Now: My windows 11 build is 22000.1219. All the updates apllied. Not 22H2.
I tried to install Fedora 37 KDE (BETA). Now it is officially out, maybe i can try again with the new ISO?
My current distro is Linux Lite. It worked out of the box.
I could boot on Linuxmint, ubuntu (i really dont like ubuntu tbh) and OpenSuse. But ye, now im on Linux lite.
Thanks again. Im downloading the new Fedora 37 KDE ISO.
I don’t know exactly; it got fixed about a year ago or thereabout. It seems, though, that this issue is not relevant here as booting from the LiveUSB would also have faled, I would guess.
Let us know the status/progress of the installation of Fedora 37 KDE.
By the way, can I assume that Microsoft Windows 11 is the first OS that is installed on your computer?
I mean, i had Windows 10 and it uploaded to 11. And now i wanna go back to Windows 10 tbh. Probably one of the worst editions of Windows (11)
Ok, problem solved. Thanks you so much everyone. The problem was simple, im dumb. Fedora 37 was in BETA, thats why it didnt work.

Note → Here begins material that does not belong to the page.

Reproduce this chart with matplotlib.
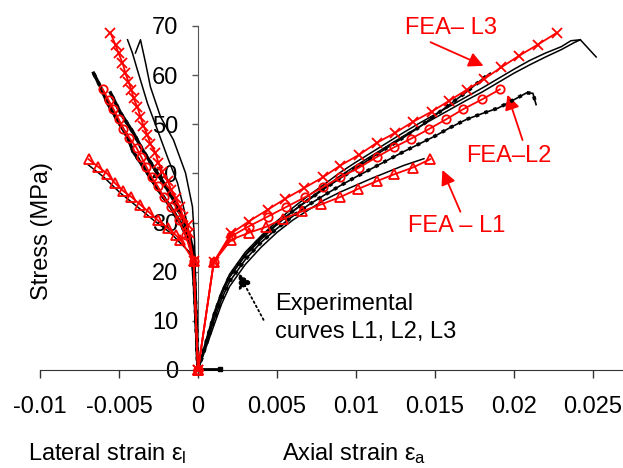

Now it is working great. 0 problems now.
Microsoft with W10 and Azure cognitive services began to use aggressive telemetry to secure ressources being effectively important as targeted towards corporate users with Enterprise edition. Going further with W11 so if you use your device just twiddling around it can work, anything else using Azure ressources you will probably be kicked out. This includes T-SQL … nothing against open source, Microsoft implementation allows different analyse and tweaking.
Fedora is a spin of Red Hat Enterprise Linux linked to IBM Cloud … same target, same audience, … Windows Enterprise edition and RHEL have similar licence agreement, Azure and IBM Cloud similar pricing agreement … one or the other brings you close and I’m not sure that Red Hat likes dual booting.
When you make such a statement, please be sure to link in the source so others may see where that statement comes from. Without a source such statements are purely conjecture with no backing facts.
Additionally your post seems a bit off topic. Please make your posts on-topic and relevant to the discussion.